Stored items from a collection:
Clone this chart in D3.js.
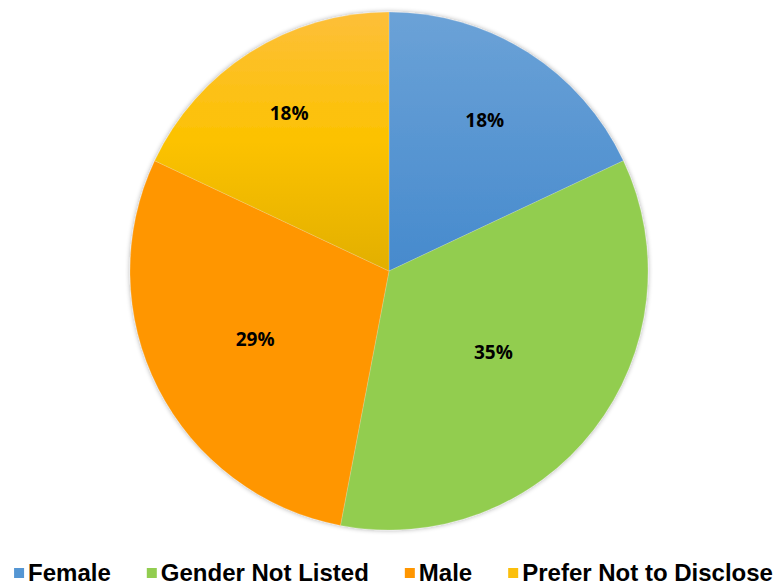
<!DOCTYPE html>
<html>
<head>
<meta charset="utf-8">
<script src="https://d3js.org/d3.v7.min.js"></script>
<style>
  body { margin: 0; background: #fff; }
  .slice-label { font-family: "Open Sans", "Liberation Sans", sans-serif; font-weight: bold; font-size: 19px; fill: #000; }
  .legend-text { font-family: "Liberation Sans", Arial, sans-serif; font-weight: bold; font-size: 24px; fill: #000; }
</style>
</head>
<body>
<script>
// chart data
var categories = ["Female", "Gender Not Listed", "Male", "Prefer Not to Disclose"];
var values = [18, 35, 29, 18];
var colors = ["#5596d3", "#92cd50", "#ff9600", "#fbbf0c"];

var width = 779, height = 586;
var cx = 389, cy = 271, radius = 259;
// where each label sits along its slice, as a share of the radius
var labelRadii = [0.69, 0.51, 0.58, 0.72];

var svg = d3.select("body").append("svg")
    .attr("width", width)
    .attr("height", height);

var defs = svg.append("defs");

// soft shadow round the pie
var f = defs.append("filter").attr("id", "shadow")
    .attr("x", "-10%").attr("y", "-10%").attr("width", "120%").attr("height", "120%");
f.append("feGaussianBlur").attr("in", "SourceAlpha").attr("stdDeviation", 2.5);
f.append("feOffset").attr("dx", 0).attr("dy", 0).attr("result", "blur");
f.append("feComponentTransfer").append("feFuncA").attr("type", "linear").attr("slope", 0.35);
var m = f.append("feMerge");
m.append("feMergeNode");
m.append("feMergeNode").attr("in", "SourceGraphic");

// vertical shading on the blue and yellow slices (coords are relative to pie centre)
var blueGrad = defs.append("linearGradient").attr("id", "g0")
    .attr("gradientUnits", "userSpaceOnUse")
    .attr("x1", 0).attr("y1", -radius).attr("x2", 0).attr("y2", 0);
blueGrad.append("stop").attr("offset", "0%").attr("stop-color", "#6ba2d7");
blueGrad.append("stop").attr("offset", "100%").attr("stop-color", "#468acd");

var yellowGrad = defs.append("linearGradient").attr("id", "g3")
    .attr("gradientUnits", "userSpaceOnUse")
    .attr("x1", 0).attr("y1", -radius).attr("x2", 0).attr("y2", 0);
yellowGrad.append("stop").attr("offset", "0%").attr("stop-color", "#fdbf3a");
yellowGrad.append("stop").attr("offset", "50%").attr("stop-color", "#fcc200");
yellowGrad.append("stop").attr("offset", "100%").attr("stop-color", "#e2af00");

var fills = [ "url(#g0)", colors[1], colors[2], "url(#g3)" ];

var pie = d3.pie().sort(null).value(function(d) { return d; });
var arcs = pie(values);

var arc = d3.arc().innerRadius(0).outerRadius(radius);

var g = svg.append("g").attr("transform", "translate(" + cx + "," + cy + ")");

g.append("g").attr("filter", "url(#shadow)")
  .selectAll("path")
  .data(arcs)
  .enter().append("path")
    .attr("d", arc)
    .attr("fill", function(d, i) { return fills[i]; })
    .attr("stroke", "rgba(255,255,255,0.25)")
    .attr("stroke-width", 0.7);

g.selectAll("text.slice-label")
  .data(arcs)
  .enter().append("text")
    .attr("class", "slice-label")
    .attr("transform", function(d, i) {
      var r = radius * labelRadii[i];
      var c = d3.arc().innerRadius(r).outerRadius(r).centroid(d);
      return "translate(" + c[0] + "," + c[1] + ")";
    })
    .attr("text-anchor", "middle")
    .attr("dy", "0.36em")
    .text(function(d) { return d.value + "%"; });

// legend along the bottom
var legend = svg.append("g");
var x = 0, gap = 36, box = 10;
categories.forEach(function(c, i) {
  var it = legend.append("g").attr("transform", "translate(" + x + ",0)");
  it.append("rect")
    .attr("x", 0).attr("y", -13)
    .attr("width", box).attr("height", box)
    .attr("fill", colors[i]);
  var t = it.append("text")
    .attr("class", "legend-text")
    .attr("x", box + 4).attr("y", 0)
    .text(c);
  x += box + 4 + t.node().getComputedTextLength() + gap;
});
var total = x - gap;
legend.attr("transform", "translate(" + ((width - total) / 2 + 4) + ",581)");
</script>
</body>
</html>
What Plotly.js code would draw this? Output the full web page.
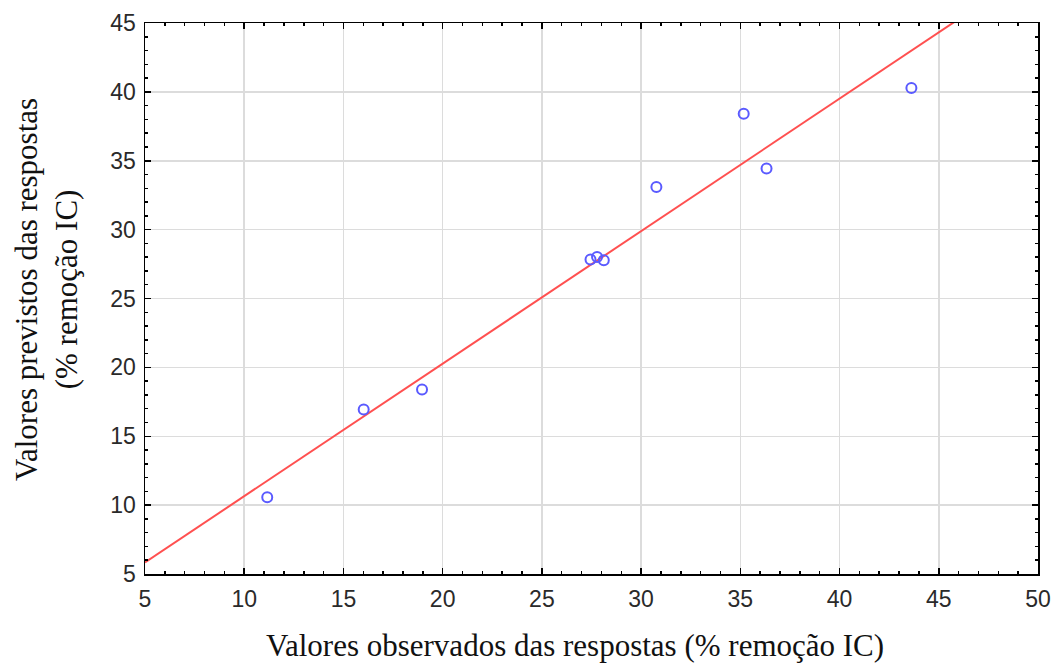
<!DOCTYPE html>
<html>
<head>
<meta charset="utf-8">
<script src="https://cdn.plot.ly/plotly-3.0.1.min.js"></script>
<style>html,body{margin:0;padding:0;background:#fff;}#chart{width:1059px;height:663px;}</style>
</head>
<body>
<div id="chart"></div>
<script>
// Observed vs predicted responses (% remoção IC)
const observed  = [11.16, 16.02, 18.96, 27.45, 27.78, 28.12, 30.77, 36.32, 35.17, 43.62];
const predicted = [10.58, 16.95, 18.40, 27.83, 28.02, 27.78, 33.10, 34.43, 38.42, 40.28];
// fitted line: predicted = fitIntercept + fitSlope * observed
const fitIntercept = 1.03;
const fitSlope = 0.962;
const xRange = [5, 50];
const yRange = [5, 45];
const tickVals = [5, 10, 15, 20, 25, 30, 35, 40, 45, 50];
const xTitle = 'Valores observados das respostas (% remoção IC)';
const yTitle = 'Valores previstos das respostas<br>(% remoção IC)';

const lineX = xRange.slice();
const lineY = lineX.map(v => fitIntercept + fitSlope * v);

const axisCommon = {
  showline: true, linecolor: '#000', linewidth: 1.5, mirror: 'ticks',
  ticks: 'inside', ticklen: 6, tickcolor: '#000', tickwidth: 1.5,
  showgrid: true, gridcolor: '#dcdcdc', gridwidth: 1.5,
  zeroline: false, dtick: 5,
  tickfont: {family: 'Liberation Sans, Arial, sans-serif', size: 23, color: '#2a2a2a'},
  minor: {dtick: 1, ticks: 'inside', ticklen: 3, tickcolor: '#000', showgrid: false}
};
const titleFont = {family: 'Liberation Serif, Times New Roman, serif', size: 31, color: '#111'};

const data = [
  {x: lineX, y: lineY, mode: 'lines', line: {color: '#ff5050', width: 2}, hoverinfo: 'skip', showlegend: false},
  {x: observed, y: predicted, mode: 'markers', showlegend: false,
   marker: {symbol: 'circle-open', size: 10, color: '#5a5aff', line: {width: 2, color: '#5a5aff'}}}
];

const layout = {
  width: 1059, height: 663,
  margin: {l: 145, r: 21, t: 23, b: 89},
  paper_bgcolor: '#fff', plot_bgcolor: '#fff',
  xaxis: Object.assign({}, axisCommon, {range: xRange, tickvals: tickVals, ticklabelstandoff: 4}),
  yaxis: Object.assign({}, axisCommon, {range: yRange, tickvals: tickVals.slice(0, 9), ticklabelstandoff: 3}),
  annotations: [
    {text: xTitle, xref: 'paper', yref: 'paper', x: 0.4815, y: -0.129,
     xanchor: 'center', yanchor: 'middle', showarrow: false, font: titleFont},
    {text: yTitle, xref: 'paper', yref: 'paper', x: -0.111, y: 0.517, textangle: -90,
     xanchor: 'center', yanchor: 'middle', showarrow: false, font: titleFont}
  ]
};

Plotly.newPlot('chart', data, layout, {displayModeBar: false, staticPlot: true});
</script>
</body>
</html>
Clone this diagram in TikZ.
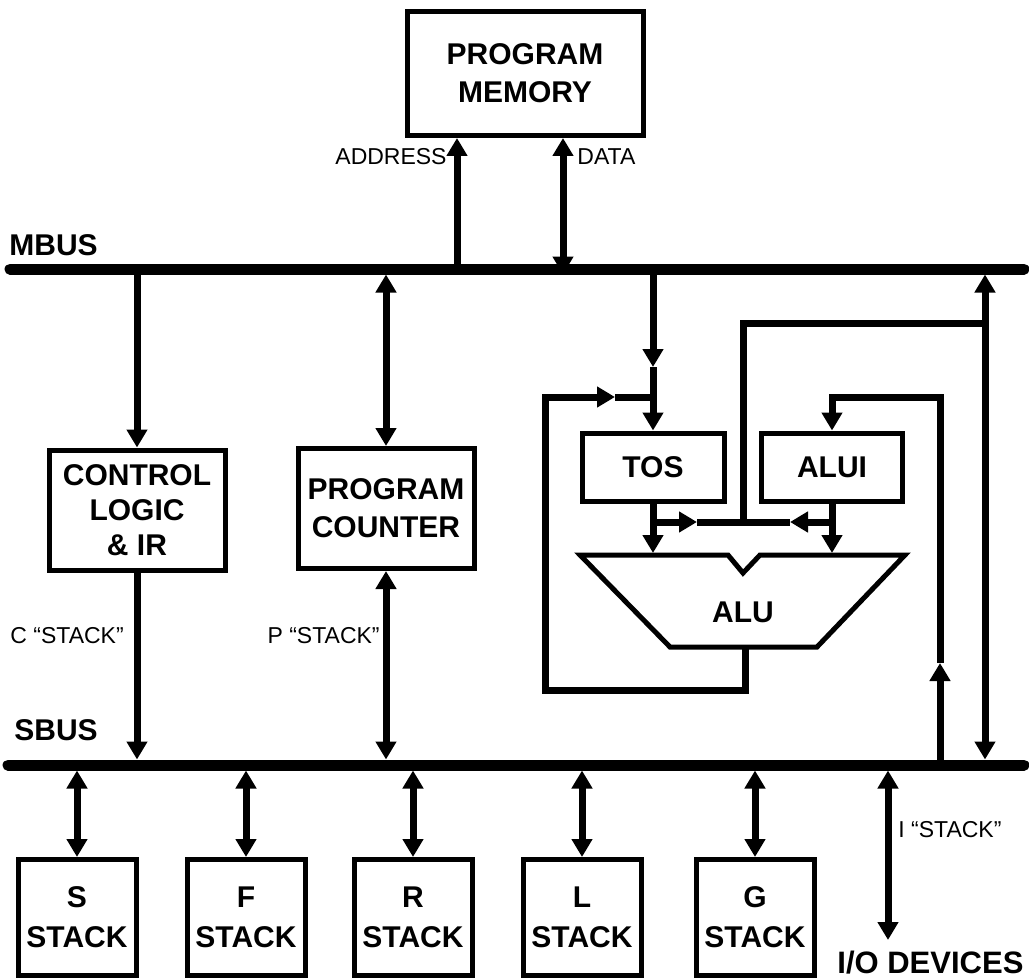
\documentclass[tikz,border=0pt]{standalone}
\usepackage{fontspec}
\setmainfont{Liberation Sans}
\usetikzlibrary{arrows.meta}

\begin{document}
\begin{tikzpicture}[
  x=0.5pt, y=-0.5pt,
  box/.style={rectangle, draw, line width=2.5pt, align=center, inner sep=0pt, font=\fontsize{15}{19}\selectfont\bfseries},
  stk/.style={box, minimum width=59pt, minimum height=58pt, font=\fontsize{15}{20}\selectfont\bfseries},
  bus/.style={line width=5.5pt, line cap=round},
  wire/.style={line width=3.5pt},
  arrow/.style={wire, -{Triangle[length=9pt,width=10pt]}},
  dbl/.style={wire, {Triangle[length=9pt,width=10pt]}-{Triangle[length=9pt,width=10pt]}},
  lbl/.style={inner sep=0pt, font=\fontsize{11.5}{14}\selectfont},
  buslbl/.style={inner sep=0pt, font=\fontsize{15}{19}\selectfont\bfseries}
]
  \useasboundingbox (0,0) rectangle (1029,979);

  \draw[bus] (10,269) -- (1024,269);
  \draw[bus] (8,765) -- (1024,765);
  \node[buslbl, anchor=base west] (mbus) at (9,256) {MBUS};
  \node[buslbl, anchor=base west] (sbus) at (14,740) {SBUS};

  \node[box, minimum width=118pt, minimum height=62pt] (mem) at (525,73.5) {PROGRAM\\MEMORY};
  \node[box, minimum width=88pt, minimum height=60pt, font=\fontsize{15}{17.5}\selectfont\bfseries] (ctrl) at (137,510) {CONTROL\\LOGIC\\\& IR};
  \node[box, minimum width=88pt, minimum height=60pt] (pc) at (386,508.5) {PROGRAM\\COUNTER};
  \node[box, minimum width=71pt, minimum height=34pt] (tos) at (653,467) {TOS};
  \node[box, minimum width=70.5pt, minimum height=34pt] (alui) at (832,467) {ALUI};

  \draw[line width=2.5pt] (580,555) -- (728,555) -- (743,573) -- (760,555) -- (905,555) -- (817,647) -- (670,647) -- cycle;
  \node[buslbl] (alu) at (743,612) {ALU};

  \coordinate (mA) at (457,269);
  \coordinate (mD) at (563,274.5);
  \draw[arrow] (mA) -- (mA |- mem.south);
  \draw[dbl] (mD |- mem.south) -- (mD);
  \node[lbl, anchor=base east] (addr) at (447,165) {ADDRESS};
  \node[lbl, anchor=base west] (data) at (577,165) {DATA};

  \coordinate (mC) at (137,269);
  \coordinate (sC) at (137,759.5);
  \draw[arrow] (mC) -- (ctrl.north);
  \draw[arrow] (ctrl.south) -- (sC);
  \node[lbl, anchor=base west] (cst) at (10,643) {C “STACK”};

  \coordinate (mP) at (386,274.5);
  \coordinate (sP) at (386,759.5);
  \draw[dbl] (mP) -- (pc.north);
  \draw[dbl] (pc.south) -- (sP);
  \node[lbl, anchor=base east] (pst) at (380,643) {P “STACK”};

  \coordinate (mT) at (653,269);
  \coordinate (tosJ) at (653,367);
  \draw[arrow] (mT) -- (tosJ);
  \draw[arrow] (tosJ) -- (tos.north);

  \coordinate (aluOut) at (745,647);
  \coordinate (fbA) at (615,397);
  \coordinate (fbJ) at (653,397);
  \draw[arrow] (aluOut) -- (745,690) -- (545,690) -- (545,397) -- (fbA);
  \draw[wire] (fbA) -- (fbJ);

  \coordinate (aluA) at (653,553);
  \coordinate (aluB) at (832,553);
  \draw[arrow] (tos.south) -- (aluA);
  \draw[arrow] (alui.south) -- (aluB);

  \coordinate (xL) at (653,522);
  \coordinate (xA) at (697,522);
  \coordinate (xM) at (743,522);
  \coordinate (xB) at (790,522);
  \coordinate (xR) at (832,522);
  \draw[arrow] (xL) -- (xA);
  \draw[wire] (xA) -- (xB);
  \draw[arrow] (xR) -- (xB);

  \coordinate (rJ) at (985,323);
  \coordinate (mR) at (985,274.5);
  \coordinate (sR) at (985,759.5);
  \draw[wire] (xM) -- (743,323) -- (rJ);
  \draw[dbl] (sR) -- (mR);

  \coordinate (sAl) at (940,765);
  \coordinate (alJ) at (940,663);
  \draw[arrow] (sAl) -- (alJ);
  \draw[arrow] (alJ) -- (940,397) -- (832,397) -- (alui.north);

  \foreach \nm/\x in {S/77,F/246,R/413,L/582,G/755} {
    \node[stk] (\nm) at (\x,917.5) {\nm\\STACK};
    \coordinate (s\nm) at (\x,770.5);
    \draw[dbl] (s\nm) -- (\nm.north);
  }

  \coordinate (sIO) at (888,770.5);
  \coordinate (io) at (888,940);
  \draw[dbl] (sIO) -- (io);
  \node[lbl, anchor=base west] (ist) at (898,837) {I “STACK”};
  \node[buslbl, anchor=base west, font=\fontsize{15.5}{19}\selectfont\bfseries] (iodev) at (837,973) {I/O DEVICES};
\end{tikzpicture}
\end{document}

DESCRIPTION OF THE TASK: Begin with the line where "Clone this diagram in TikZ." appears and end with the line where "(0,0) rectangle (1029,979);" appears. Copy only that stretch, exactly, with no pictures.

RESPONSE:
Clone this diagram in TikZ.
\documentclass[tikz,border=0pt]{standalone}
\usepackage{fontspec}
\setmainfont{Liberation Sans}
\usetikzlibrary{arrows.meta}

\begin{document}
\begin{tikzpicture}[
  x=0.5pt, y=-0.5pt,
  box/.style={rectangle, draw, line width=2.5pt, align=center, inner sep=0pt, font=\fontsize{15}{19}\selectfont\bfseries},
  stk/.style={box, minimum width=59pt, minimum height=58pt, font=\fontsize{15}{20}\selectfont\bfseries},
  bus/.style={line width=5.5pt, line cap=round},
  wire/.style={line width=3.5pt},
  arrow/.style={wire, -{Triangle[length=9pt,width=10pt]}},
  dbl/.style={wire, {Triangle[length=9pt,width=10pt]}-{Triangle[length=9pt,width=10pt]}},
  lbl/.style={inner sep=0pt, font=\fontsize{11.5}{14}\selectfont},
  buslbl/.style={inner sep=0pt, font=\fontsize{15}{19}\selectfont\bfseries}
]
  \useasboundingbox (0,0) rectangle (1029,979);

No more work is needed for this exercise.